Spurs/Celtics: For the nostalgia set.  Veteran squads, last hurrahs, and the two best coaches left in the playoffs.  This would be the ultimate slow-to-a-crawl, defense-first showdown.  And the NBA Marketing Team's worst nightmare incarnate.

Undoubtedly, any of those matchups would provide plenty of compelling basketball, and a few additional story lines to those mentioned above would emerge as they do over a finals series.  But the most compelling possibility by far, in my humble opinion, is Thunder/Celtics.

This would be my preference for a number of reasons which I will now enumerate in depth. 

1. Perk.  When the C's traded Kendrick Perkins at the deadline two seasons ago, they could not possibly have foreseen Jeff Green's heart troubles or how badly they would miss his scowly interior presence, but suffice it to say the Thunder got the better of this trade by an Oklahoma farm-country mile.  The chance to go up against his old cronies, with the potential to wind up with more titles than at least three future Hall-of-Famers, might propel him to even more incredible heights than his 15-point, 9-rebound WCF Game 4.

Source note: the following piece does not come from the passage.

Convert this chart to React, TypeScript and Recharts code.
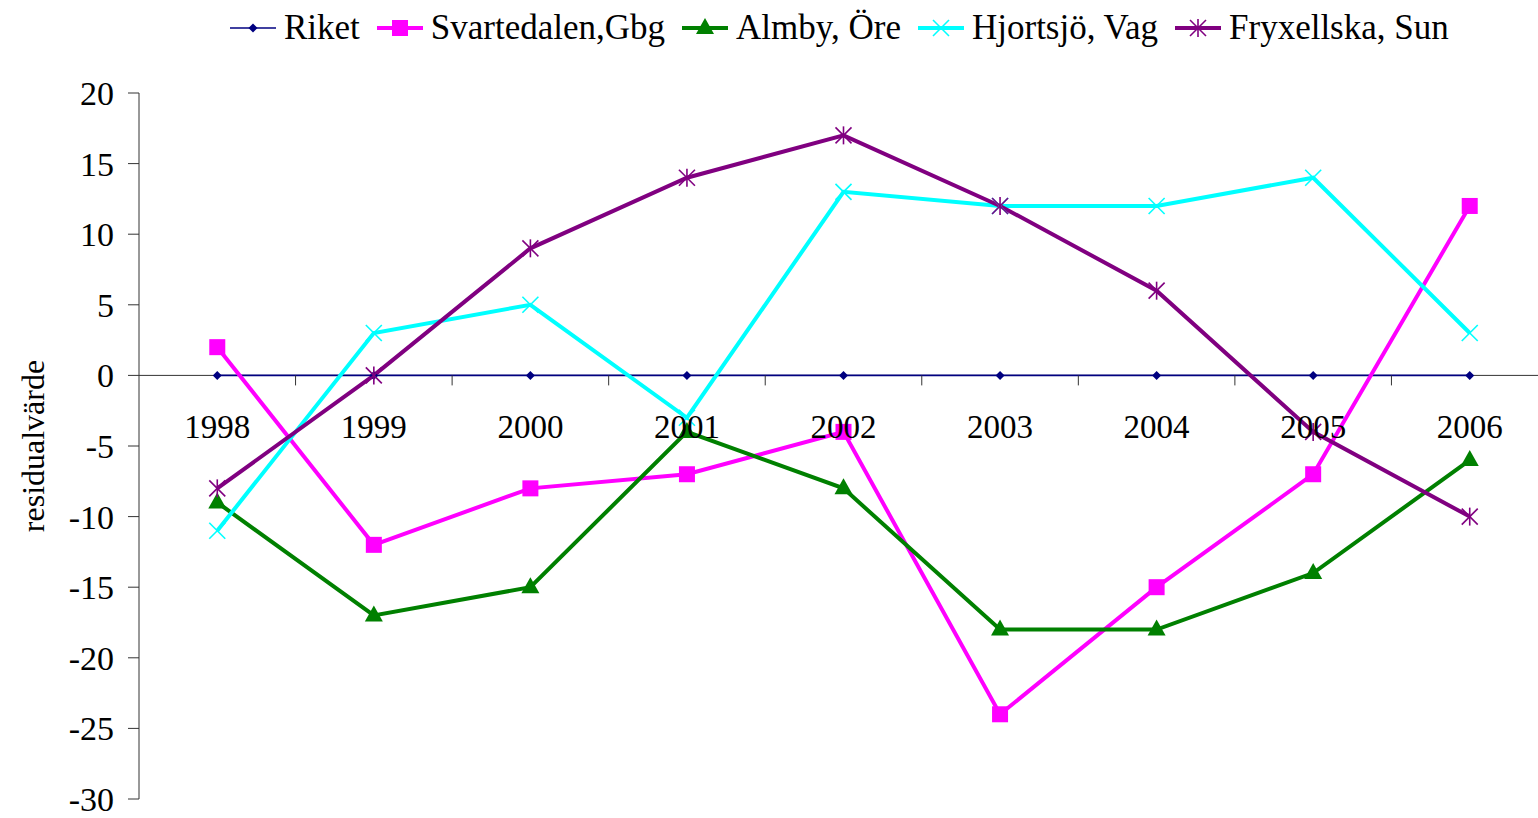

2.  The Great PG Battle.  Rajon Rondo and Russell Westbrook are undeniably two of the best young point guards in the league, albeit in entirely different ways.  More than that, though, they are eerily reminiscent of one another in temperament.  In many respects, Westbrook is almost a reverberation of Rondo's past, an echo from four seasons ago being sonically re-imaged into the now, but slightly distorted from its original waveform.  Think about how we describe the Thunder's dynamo PG: Good kid, interesting skill set, but somewhat problematic.  Petulant, erratic, and unpredictable.  Inexplicably lapses into deep funks, but can also carry the team.  Not the best player on the floor, but the linchpin off of which everything else is keyed.  A study in contradictions, given to sullen fits and non-replicable displays of genius.  Isn't that essentially a carbon copy of our perceptions of Rondo a few years back?  This matchup would be utterly fascinating; watching Rondo stare down his own ghost would be a delight, and if that ghost can evolve along similar lines and up the ante, so much the better for the rest of us.  

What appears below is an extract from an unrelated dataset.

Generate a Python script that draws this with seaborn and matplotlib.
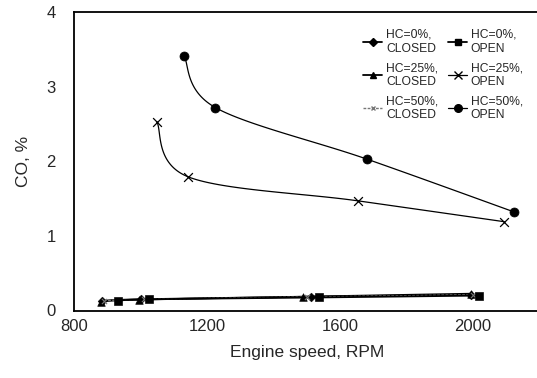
import numpy as np
import pandas as pd
import matplotlib
matplotlib.use("Agg")
import matplotlib.pyplot as plt
from matplotlib.lines import Line2D
import seaborn as sns

# ---- data ----
rpm_hc0_closed = [885, 1000, 1512, 1995]
co_hc0_closed = [0.13, 0.15, 0.185, 0.21]
rpm_hc0_open = [933, 1026, 1538, 2019]
co_hc0_open = [0.13, 0.15, 0.175, 0.20]
rpm_hc25_closed = [880, 996, 1488, 1993]
co_hc25_closed = [0.12, 0.145, 0.185, 0.225]
rpm_hc50_closed = [890, 1010, 1500, 2000]
co_hc50_closed = [0.13, 0.15, 0.18, 0.21]
rpm_hc25_open = [1049, 1144, 1653, 2094]
co_hc25_open = [2.53, 1.79, 1.47, 1.19]
rpm_hc50_open = [1131, 1225, 1680, 2124]
co_hc50_open = [3.41, 2.72, 2.03, 1.32]

labels = ["HC=0%,\nCLOSED", "HC=25%,\nCLOSED", "HC=50%,\nCLOSED",
          "HC=0%,\nOPEN", "HC=25%,\nOPEN", "HC=50%,\nOPEN"]
x_ticks = [800, 1200, 1600, 2000]
y_ticks = [0, 1, 2, 3, 4]

sns.set_style("white")
plt.rcParams['font.family'] = ['Liberation Sans', 'DejaVu Sans']

fig = plt.figure(figsize=(5.37, 3.78), dpi=100)
ax = fig.add_axes([74 / 537, 67.5 / 378, (539.5 - 74) / 537, (310.5 - 12) / 378])
XMIN, XMAX, YMIN, YMAX = 800, 2200, 0, 4
ax.set_xlim(XMIN, XMAX)
ax.set_ylim(YMIN, YMAX)


def smooth(xs, ys, n=40):
    # Catmull-Rom smoothing computed in axes-fraction space
    px = (np.asarray(xs, float) - XMIN) / (XMAX - XMIN) * 465.5
    py = (np.asarray(ys, float) - YMIN) / (YMAX - YMIN) * 298.5
    P = np.column_stack([px, py])
    P = np.vstack([P[0], P, P[-1]])
    out = []
    t = np.linspace(0, 1, n)[:, None]
    for i in range(1, len(P) - 2):
        p0, p1, p2, p3 = P[i - 1], P[i], P[i + 1], P[i + 2]
        seg = 0.5 * ((2 * p1) + (-p0 + p2) * t + (2 * p0 - 5 * p1 + 4 * p2 - p3) * t ** 2
                     + (-p0 + 3 * p1 - 3 * p2 + p3) * t ** 3)
        out.append(seg if i == 1 else seg[1:])
    S = np.vstack(out)
    sx = S[:, 0] / 465.5 * (XMAX - XMIN) + XMIN
    sy = S[:, 1] / 298.5 * (YMAX - YMIN) + YMIN
    return sx, sy


series = [
    (rpm_hc0_closed, co_hc0_closed, dict(color="black", lw=1.3, ls="-"), dict(marker="D", s=20, color="black")),
    (rpm_hc25_closed, co_hc25_closed, dict(color="black", lw=1.3, ls="-"), dict(marker="^", s=30, color="black")),
    (rpm_hc50_closed, co_hc50_closed, dict(color="#777777", lw=1.0, ls=(0, (2, 1))), dict(marker="x", s=14, color="#777777", linewidths=0.8)),
    (rpm_hc0_open, co_hc0_open, dict(color="black", lw=1.3, ls="-"), dict(marker="s", s=32, color="black")),
    (rpm_hc25_open, co_hc25_open, dict(color="black", lw=0.9, ls="-"), dict(marker="x", s=40, color="black", linewidths=0.9)),
    (rpm_hc50_open, co_hc50_open, dict(color="black", lw=0.9, ls="-"), dict(marker="o", s=42, color="black")),
]

for xs, ys, lkw, mkw in series:
    sx, sy = smooth(xs, ys)
    sns.lineplot(x=sx, y=sy, sort=False, ax=ax, estimator=None, **lkw)
    sns.scatterplot(x=xs, y=ys, ax=ax, edgecolor=mkw.get("color") if mkw["marker"] != "x" else None,
                    zorder=3, **mkw)

ax.set_xticks(x_ticks)
ax.set_yticks(y_ticks)
ax.tick_params(length=0, labelsize=12)
ax.tick_params(axis="x", pad=6)
ax.tick_params(axis="y", pad=13)
ax.set_xlabel("Engine speed, RPM", fontsize=12.5, labelpad=8)
ax.set_ylabel("CO, %", fontsize=12.5, labelpad=11)
for s in ["left", "top", "bottom", "right"]:
    ax.spines[s].set_color("black")
    ax.spines[s].set_linewidth(1.3)

handles = [
    Line2D([], [], color="black", lw=1.3, marker="D", ms=4),
    Line2D([], [], color="black", lw=1.3, marker="^", ms=5),
    Line2D([], [], color="#777777", lw=1.0, ls=(0, (2, 1)), marker="x", ms=3.5),
    Line2D([], [], color="black", lw=1.3, marker="s", ms=5),
    Line2D([], [], color="black", lw=0.9, marker="x", ms=6),
    Line2D([], [], color="black", lw=0.9, marker="o", ms=5.5),
]
leg = ax.legend(handles, labels, ncol=2, loc="upper left", frameon=False,
                bbox_to_anchor=(363 / 537, 1 - 29 / 378), bbox_transform=fig.transFigure,
                fontsize=8.7, handlelength=1.6, handletextpad=0.3, columnspacing=0.8,
                labelspacing=0.6, borderpad=0, borderaxespad=0)

fig.savefig("out.png", dpi=100)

3.  If the Thunder can advance past San Antonio, much will be made of the torch-passing, old-to-young theme.  If they can beat the Spurs and Celtics, they will have knocked off the winners of every Finals since 1998 save the '04 Pistons and '06 Heat ... in a single postseason run.  It's difficult to envision a more declarative way of announcing the league's New Undisputed Alpha Dogs.  They have to actually pull it off first, but still. 

4.  You want to watch Paul Pierce give Kevin Durant firsthand basketball lessons of slickest, super-craftiest variety, right?  Of course you do.  It'll be like Crash Davis and Nuke LaLoosh, only with the desire to hoist the Larry O'brien Trophy coming between them instead of a Poetry and English Composition professor.  "This is how you draw contact, Kevin.  Jot this down ..."

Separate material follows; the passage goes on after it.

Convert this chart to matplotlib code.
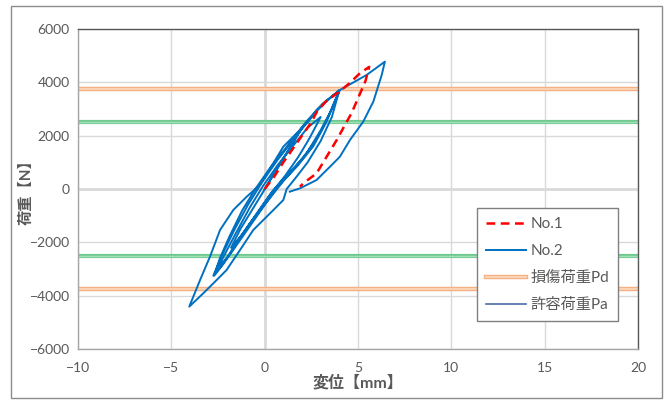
import matplotlib
matplotlib.use("Agg")
import matplotlib.pyplot as plt
from matplotlib.lines import Line2D
from matplotlib.patches import Rectangle

plt.rcParams['font.family'] = ['Lato', 'Noto Sans CJK JP', 'DejaVu Sans']

# No.1 : single loop (displacement mm, load N)
no1_disp = [0, 0.5, 1.0, 1.5, 2.0, 2.5, 2.8, 3.3, 4.0, 4.6, 5.1, 5.6,
            5.4, 5.0, 4.65, 4.3, 3.86, 3.32, 2.78, 2.07, 1.89]
no1_load = [0, 450, 1000, 1500, 2000, 2500, 2900, 3300, 3650, 4000, 4340, 4580,
            4050, 3400, 2840, 2400, 1837, 1212, 587, 212, 87]

# No.2 : cyclic loading
no2_disp = [0, 0.6, 1.3, 2.0,
            1.5, 0.8, 0.1, -0.6, -1.3, -1.8,
            -1.2, -0.5, 0.3, 1.1, 1.8, 2.4, 3.0,
            2.3, 1.5, 0.7, -0.1, -0.8, -1.5, -2.1, -2.5,
            -1.8, -1.1, -0.3, 0.6, 1.5, 2.3, 3.0, 3.6, 4.03,
            3.3, 2.5, 1.6, 0.7, -0.1, -0.9, -1.6, -2.3, -2.75,
            -2.0, -1.3, -0.5, 0.4, 1.3, 2.1, 2.8, 3.4, 4.0,
            3.1, 2.2, 1.2, 0.3, -0.5, -1.2, -1.9, -2.4, -2.7,
            -2.2, -1.6, -0.8, 0.1, 1.0, 1.8, 2.6, 3.3, 4.0,
            3.6, 3.0, 2.3, 1.71, 1.18, 1.0, 0.29, -0.61, -1.32, -2.04, -2.57, -3.29, -4.04,
            -3.46, -2.93, -2.39, -1.68, -0.96, -0.25, 0.46, 1.0, 1.71, 2.34, 2.78,
            3.5, 4.03, 4.57, 5.46, 6.44,
            6.27, 5.82, 5.28, 4.57, 4.03, 3.68, 2.78, 2.25, 1.89, 1.35]
no2_load = [0, 700, 1500, 2300,
            1700, 900, 100, -700, -1500, -2200,
            -1700, -1000, -200, 500, 1200, 1900, 2700,
            2300, 1600, 900, 100, -700, -1600, -2400, -2950,
            -2400, -1700, -900, 0, 700, 1400, 2200, 3000, 3712,
            3300, 2700, 1900, 1100, 300, -600, -1500, -2500, -3250,
            -2600, -1800, -1000, -100, 600, 1200, 1900, 2700, 3700,
            3200, 2500, 1600, 800, 0, -800, -1800, -2600, -3250,
            -2800, -2100, -1300, -500, 300, 900, 1600, 2500, 3700,
            2700, 1800, 1000, 462, 0, -412, -912, -1537, -2287, -3037, -3412, -3912, -4412,
            -3412, -2537, -1537, -787, -287, 150, 962, 1587, 2087, 2525, 2962,
            3400, 3712, 3925, 4275, 4775,
            4275, 3275, 2525, 1837, 1212, 962, 337, 150, 25, -100]

Pd = 3750   # 損傷荷重
Pa = 2500   # 許容荷重

x_ticks = [-10, -5, 0, 5, 10, 15, 20]
y_ticks = [-6000, -4000, -2000, 0, 2000, 4000, 6000]

text_gray = "#595959"

fig = plt.figure(figsize=(6.65, 4.0), dpi=100)
ax = fig.add_axes([78 / 665, 1 - 349 / 400, 560 / 665, 320 / 400])

# outer chart border
fig.patches.append(Rectangle((11 / 665, 2 / 400), 651 / 665, 392 / 400,
                             transform=fig.transFigure, fill=False,
                             edgecolor="#8c8c8c", linewidth=1.0))

ax.set_xlim(-10, 20)
ax.set_ylim(-6000, 6000)
ax.set_xticks(x_ticks)
ax.set_yticks(y_ticks)
ax.grid(True, color="#d9d9d9", linewidth=1.0, zorder=0)
ax.tick_params(length=0, labelsize=10, colors=text_gray, pad=6)
ax.tick_params(axis="x", pad=9)

for side in ["top", "right"]:
    ax.spines[side].set_color(text_gray)
for side in ["left", "bottom"]:
    ax.spines[side].set_color("#a6a6a6")
for s in ax.spines.values():
    s.set_linewidth(1.0)

ax.axhline(0, color=text_gray, linewidth=1.0, zorder=1)
ax.axvline(0, color=text_gray, linewidth=1.0, zorder=1)

# design load lines (double-line style)
for v in [Pd, -Pd]:
    ax.axhline(v, color="#f4b183", linewidth=3.2, zorder=2)
    ax.axhline(v, color="#fbd3b6", linewidth=1.4, zorder=2)
for v in [Pa, -Pa]:
    ax.axhline(v, color="#70c98f", linewidth=3.0, zorder=2)
    ax.axhline(v, color="#a3e0b8", linewidth=1.0, zorder=2)

ax.plot(no2_disp, no2_load, color="#0070c0", linewidth=1.4, zorder=3)
ax.plot(no1_disp, no1_load, color="#ff0000", linewidth=1.8,
        linestyle=(0, (3.5, 2.2)), zorder=4)

ax.set_xlabel("変位【mm】", fontsize=11.5, color=text_gray, fontweight="bold", labelpad=1)
ax.set_ylabel("荷重【N】", fontsize=11, color=text_gray, fontweight="bold", labelpad=-3)

handles = [
    Line2D([], [], color="#ff0000", linewidth=1.8, linestyle=(0, (3.5, 2.2))),
    Line2D([], [], color="#0070c0", linewidth=1.4),
    (Line2D([], [], color="#f4b183", linewidth=3.2),
     Line2D([], [], color="#fbd3b6", linewidth=1.4)),
    Line2D([], [], color="#4a6da7", linewidth=1.2),
]
labels = ["No.1", "No.2", "損傷荷重Pd", "許容荷重Pa"]
leg = ax.legend(handles, labels, loc="upper left",
                bbox_to_anchor=((477 - 78) / 560, (349 - 208) / 320),
                fontsize=11, frameon=True, fancybox=False, framealpha=1,
                edgecolor="#808080", handlelength=2.6, handletextpad=0.3,
                labelspacing=0.85, borderpad=0.6, borderaxespad=0)
leg.get_frame().set_linewidth(1.0)
for t in leg.get_texts():
    t.set_color(text_gray)

fig.savefig("out.png", dpi=100)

5.  The oldest franchise in the league against the youngest, and I don't mean the median age of their respective rosters.  I am literally talking about The Celtics, the winningest and most storied team in professional basketball history, playing opposite a team that essentially manifested overnight in a fly-over state because some wealthy people decided they didn't give a damn about the city of Seattle.  (You know, where Ray Allen used to play.)  Oklahoma City is still, collectively, a new-born, wide-eyed, punch-drunk basketball entity, from the ownership  to the players to Scott Brooks to the fans to the folks who work concessions at an arena the likes of which they probably never thought they'd see in their town.  Stepping into the NBA Finals for the first time against Boston, where they've bled hoops for generations compared to OKC's few seasons, will make for an interesting contrast. 

No matter what, we should soak up the basketball we have left before it goes away until November, but if the sports gods are feeling benevolent, I hope they grant this humble request: Thunder/Celtics Finals, seven games (pretty please), and all the drama and pyrotechnics we can stand.  It's not too much to ask, right?  Now, let us pray.